Antes de comenzar la universidad ni siquiera me gustaba el café. Su olor me
resultaba agradable, pero su sabor lo relacionaba con las obligaciones de la vida
adulta, a la que no me sentía pertenecer y que, por tanto, rechazaba. Sin embargo, el pasar de los años en la alta academia me habituó el gusto hasta amoldarlo a su amargura. Ahora, una década después, el café ya sí es un verdadero disfrute.
Normalmente pido café manchado, es decir, mucha leche y poco café. Es una combinación simple, pero en extremo placentera. Ahora que vivo en
Lisboa, me es imposible encontrar dicha combinación en ningún lugar. El café
aquí es amargo siempre, con un sabor más puro, pero violento para mi gusto
infantilizado.
El lugar que elijo cuando estoy en Badajoz para desayunar es uno de esos bares
que entran en la categoría de bares de señores que bajan al bar, llamado Café
Bar Europa.
Este oasis de lo real se encuentra en el mismo centro del barrio obrero de
La Paz. Su terraza siempre tiene sombra fresca por las mañanas y, en los meses
de calor -es decir, casi todos-, corre una brisa fresca en extremo agradable. A
su alrededor se agrupan varias tiendas de barrio: una frutería, un ultramarinos
-sí, existen-, una panadería, otro par de bares. Cómo en el centro de un valle,
el local está situado entre dos filas enormes de edificios de gusto arquitectónico deplorable, creados
al calor de la pura necesidad proletaria.
A fuerza de costumbre aprecio mucho el lugar, quizás por ser un espacio sin
pretensiones de ningún tipo. Sus clientes habituales son amas de casa entradas
en años, currantes en descanso de faena, jubilados varones y algún despistado
que tiene cita en el centro de salud cercano.
Sus dueños son un matrimonio de unos cincuenta y tantos. Ella es
invisible, puesto que permanece enclaustrada tras la puerta de la cocina y
jamás la he visto salir, y a él, que irradia una inmensa soledad y melancolía en sus
ojos tristes, rara vez se le ve más allá de la barra.
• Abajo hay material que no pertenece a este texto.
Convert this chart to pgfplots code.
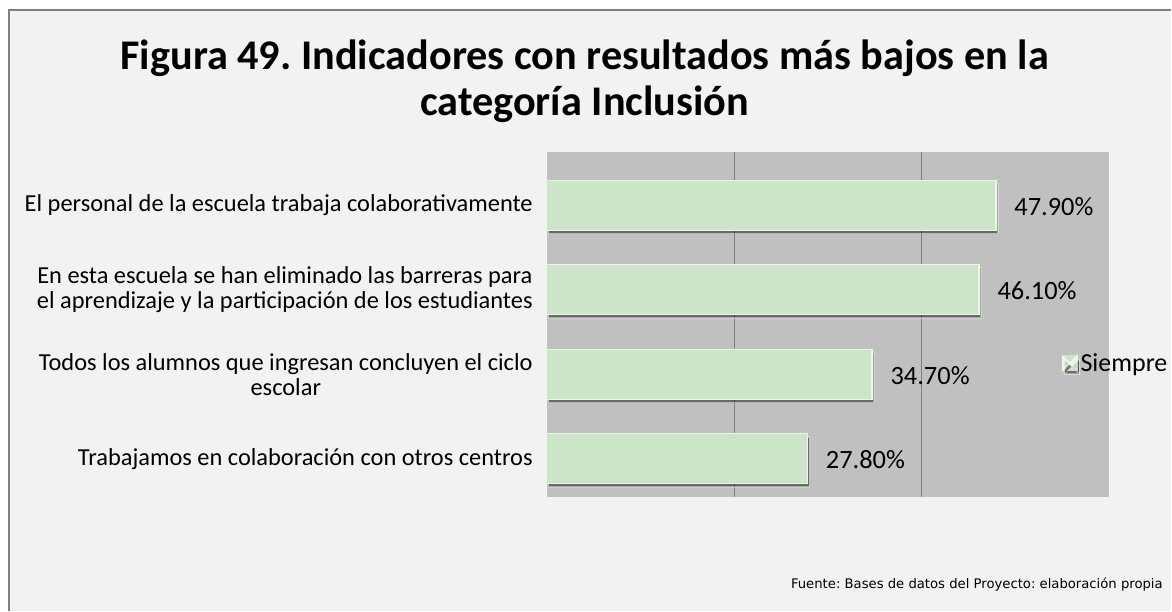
\documentclass[border=0pt]{standalone}
\usepackage{pgfplots}
\pgfplotsset{compat=1.18}
\usepackage{fontspec}
\setmainfont{Carlito}
\newfontfamily\foot{DejaVu Sans}
\usetikzlibrary{shadows}
\definecolor{barfill}{HTML}{CCE4C7}
\definecolor{baredge}{HTML}{EAF6E7}
\definecolor{panel}{HTML}{F2F2F2}
\definecolor{plotbg}{HTML}{C0C0C0}
\definecolor{gridc}{HTML}{808080}
\frenchspacing
\begin{document}
\begin{tikzpicture}
\fill[white] (0,0) rectangle (1172*0.75pt,-611*0.75pt);
\fill[panel] (9*0.75pt,-10*0.75pt) rectangle (1172*0.75pt,-611*0.75pt);
\draw[gridc, line width=0.9pt] (9*0.75pt,-611*0.75pt) -- (9*0.75pt,-10*0.75pt) -- (1172*0.75pt,-10*0.75pt);
\node[anchor=base, font=\bfseries\fontsize{31.7}{32.5}\selectfont] at (585*0.75pt,-70*0.75pt)
  {Figura 49. Indicadores con resultados más bajos en la};
\node[anchor=base, font=\bfseries\fontsize{31.7}{32.5}\selectfont] at (585*0.75pt,-116*0.75pt)
  {categoría Inclusión};
\begin{axis}[
  at={(547*0.75pt,-497*0.75pt)}, anchor=south west,
  width=563*0.75pt, height=345*0.75pt, scale only axis,
  xbar, y dir=reverse,
  xmin=0, xmax=60, ymin=-0.63, ymax=3.45,
  xtick={20,40}, xticklabels={}, xmajorgrids,
  grid style={gridc, line width=0.8pt},
  ytick={0,1,2,3},
  yticklabels={
    {El personal de la escuela trabaja colaborativamente},
    {En esta escuela se han eliminado las barreras para\\el aprendizaje y la participación de los estudiantes},
    {Todos los alumnos que ingresan concluyen el ciclo\\escolar},
    {Trabajamos en colaboración con otros centros}},
  yticklabel style={align=center, font=\fontsize{18.3}{18.75}\selectfont, xshift=-7pt},
  major tick length=0pt,
  axis line style={draw=none},
  axis background/.style={fill=plotbg},
  bar width=37.5pt,
  /pgf/number format/assume math mode=true,
  nodes near coords={\pgfmathprintnumber[fixed,fixed zerofill,precision=2]{\pgfplotspointmeta}\%},
  every node near coord/.append style={anchor=west, xshift=10pt, yshift=-1pt, font=\fontsize{19.8}{22}\selectfont, text=black},
  legend style={at={(0.915,0.387)}, anchor=west, draw=none, fill=none, font=\fontsize{19.5}{22}\selectfont, inner sep=0pt,
    legend cell align=left},
  legend image code/.code={\fill[barfill] (0pt,-5.5pt) rectangle (11pt,5.5pt);
     \fill[white,opacity=0.6] (0pt,-5.5pt) -- (5.5pt,0pt) -- (0pt,5.5pt) -- cycle;
     \fill[white,opacity=0.6] (11pt,-5.5pt) -- (5.5pt,0pt) -- (11pt,5.5pt) -- cycle;},
  clip=false,
]
\addplot[fill=barfill, draw=baredge, line width=1pt,
  drop shadow={shadow xshift=1.5pt, shadow yshift=-2.5pt, opacity=0.45, fill=black}]
  coordinates {(47.9,0) (46.1,1) (34.7,2) (27.8,3)};
\addlegendentry{Siempre}
\end{axis}
\node[anchor=east, font=\foot\fontsize{9.9}{12}\selectfont] at (1168*0.75pt,-585*0.75pt)
  {Fuente: Bases de datos del Proyecto: elaboración propia};
\end{tikzpicture}
\end{document}
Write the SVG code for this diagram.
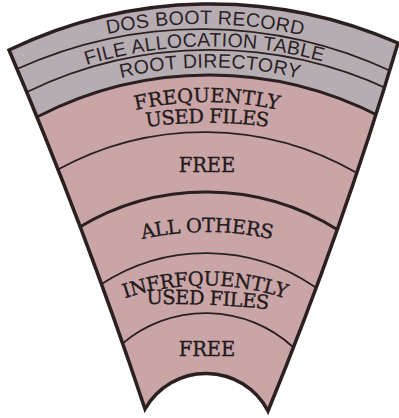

Eso lo hacen los dos
camareros que se intercambian turnos en el servicio de terraza, siempre eficientes y
silenciosos.
Me gusta mucho la tranquilidad del lugar. Me gusta observar a su clientela,
espiar sus vidas. Me gusta su café manchado, amargo en su justa medida, sus desayunos siempre generosos y sus precios asequibles. El lugar jamás será popular, ni
tendrá página web, ni saldrá en las guías de viajes. Pero en eso
radica, pienso, su encanto. En tiempos de avance de la locura, es agradable encontrar lugares que aún poseen el espíritu
de lo real, de lo costumbrista, de lo cotidiano.